Adel Tawil ist am Freitagabend mit einem starken Bühnenkonzept und großen Gefühlen in der Porsche-Arena aufgetreten. Der eigene Anspruch des Sängers war hoch.

Stuttgart - Es braucht eine Weile, bis die Gäste am Freitagabend warm werden mit der nüchternen Atmosphäre in der Porsche-Arena. Über eine Stunde lang haben Thimo Sander und Tim Kamrad das Vorprogramm zum Konzert von Adel Tawil bestritten, Sander mit schönen Songs auf seiner Akustikgitarre, der erst 22-jährige Newcomer Kamrad mit drei Bandkollegen und rockig-funkigen Stücken, eigenständig und stimmlich stark. Trotzdem herrscht während der beiden Auftritte noch ein reges Kommen und Gehen, draußen an den Verkaufsständen gibt es Pizza und Schokolade, die Fans stärken sich, bevor Adel Tawil um 20.45 Uhr die Bühne betritt.

 

Naive Verse holpern

Erstaunlich schnell hat der 41-jährige die Menge vor sich in Bann geschlagen, was zu einem guten Teil am tollen Bühnenkonzept liegt: Das quadratische Podium wird von drei Seiten vom Publikum umflutet, ein beweglicher, halbdichter Fransenvorhang dient als Projektionsfläche, die siebenköpfige Band wird auf einem Podest von hinten auf die Szene gefahren.

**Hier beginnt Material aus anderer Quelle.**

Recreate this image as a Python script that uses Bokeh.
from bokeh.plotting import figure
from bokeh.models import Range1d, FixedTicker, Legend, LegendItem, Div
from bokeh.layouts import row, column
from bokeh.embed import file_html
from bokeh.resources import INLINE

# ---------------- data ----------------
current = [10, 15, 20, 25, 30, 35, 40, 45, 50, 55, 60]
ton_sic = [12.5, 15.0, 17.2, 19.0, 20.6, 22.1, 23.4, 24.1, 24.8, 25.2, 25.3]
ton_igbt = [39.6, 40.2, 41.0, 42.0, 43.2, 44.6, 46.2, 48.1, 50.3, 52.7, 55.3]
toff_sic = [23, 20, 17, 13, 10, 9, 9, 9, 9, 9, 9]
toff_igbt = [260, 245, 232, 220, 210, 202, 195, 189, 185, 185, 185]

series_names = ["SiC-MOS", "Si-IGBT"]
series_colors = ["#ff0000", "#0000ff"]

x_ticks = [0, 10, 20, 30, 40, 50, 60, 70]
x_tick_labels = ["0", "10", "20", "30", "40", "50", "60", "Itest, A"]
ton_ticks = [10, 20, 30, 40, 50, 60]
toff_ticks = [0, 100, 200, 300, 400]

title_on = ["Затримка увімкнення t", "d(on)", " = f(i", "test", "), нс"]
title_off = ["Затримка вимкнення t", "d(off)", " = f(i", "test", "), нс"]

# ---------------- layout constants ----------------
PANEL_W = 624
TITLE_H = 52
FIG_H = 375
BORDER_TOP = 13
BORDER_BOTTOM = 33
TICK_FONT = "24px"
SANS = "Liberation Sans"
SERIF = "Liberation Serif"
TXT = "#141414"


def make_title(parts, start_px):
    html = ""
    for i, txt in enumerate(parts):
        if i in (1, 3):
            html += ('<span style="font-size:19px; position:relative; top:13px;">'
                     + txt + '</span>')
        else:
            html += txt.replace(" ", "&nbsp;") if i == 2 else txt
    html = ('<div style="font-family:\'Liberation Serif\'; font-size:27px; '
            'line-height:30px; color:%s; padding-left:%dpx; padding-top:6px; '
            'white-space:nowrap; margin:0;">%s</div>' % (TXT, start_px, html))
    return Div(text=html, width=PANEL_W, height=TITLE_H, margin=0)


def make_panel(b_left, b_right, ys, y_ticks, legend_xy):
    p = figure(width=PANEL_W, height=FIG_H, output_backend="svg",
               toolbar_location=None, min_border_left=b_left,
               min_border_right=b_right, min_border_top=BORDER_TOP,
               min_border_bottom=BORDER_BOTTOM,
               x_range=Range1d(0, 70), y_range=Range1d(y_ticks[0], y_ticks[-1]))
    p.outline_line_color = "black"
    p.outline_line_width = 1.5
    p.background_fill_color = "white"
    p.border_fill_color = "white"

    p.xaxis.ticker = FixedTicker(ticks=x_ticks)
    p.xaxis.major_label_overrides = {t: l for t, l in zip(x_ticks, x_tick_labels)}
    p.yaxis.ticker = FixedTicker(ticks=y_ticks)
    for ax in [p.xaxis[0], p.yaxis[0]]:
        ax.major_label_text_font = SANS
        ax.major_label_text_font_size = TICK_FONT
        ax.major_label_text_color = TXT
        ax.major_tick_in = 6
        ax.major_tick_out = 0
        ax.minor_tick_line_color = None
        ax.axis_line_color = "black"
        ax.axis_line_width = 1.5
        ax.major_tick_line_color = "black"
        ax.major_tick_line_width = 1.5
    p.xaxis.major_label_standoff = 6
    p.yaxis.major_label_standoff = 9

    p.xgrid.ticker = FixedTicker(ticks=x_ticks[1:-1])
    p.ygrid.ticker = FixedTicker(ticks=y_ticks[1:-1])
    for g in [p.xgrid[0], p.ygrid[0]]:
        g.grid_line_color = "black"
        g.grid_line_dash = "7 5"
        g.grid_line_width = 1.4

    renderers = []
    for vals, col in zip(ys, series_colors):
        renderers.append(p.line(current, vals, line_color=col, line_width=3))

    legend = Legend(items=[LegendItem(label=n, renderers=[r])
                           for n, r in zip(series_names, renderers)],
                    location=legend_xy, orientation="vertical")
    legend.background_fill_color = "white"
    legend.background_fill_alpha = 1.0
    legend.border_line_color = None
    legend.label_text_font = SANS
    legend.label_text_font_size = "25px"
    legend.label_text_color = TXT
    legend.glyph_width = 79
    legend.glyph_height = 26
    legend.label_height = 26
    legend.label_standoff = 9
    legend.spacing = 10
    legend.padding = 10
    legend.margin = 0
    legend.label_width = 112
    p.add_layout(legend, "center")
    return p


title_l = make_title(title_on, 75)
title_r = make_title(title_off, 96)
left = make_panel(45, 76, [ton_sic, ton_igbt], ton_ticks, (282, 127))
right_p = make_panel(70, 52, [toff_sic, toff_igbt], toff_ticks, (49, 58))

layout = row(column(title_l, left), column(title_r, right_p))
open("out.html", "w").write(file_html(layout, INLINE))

Die Musik des gebürtigen Berliners nimmt sich dagegen schlichter aus. Der erste elektronisch puckernde Song „Liebe to Go“ stammt von Tawils aktuellem Album „Alles lebt“ und klingt wie eine unbestimmte Erinnerung an die Musik der Achtziger. Über die Synthetikklänge holpern Tawils naive Verse: „Wir drehen uns durch die Nacht ins Sonnenlicht/Außer uns beiden gibt es sonst nichts/Würd’ gerne sagen: Chef, ich komm’ nicht/Weil das Allerbeste auf der Welt umsonst ist“.

Es wird manchmal schwierig

Doch gerade diese Einfachheit ist wohl kalkuliert und das Markenzeichen nicht nur von Tawils Musik, sondern auch das seiner Kollegen wie Andreas Bourani oder Xavier Naidoo, die mit scheinbar bodenständigen, dabei oft mit Pathos aufgeladenen Sprachbildern intensive Gefühle besingen. Auch bei Adel Tawil geht es um Kometen und Sterne, um den Herzschlag eines anderen, im Song „Neonfarben“ wird eine Frau angebetet, „mit deiner Haut, die wie Gold glänzt“, sogar „von Göttern gebaut“ - die echte Empfindung verblasst vor soviel Überschwang.

Schwierig wird es immer dann, wenn Tawil abseits emotionaler Innerlichkeit sozial relevante Themen anzusprechen versucht. Im Stück „Atombombe“ etwa verarbeitet er das Erlebnis eines Raketen-Fehlalarms auf der Insel Hawaii, wo Tawil 2018 an Aufnahmen arbeitete. „Die Welt sieht schön aus, so kurz vor ihrem Ende“ lautet eine gruselig verrutschte Zeile. Da hilft auch die beste Absicht wenig.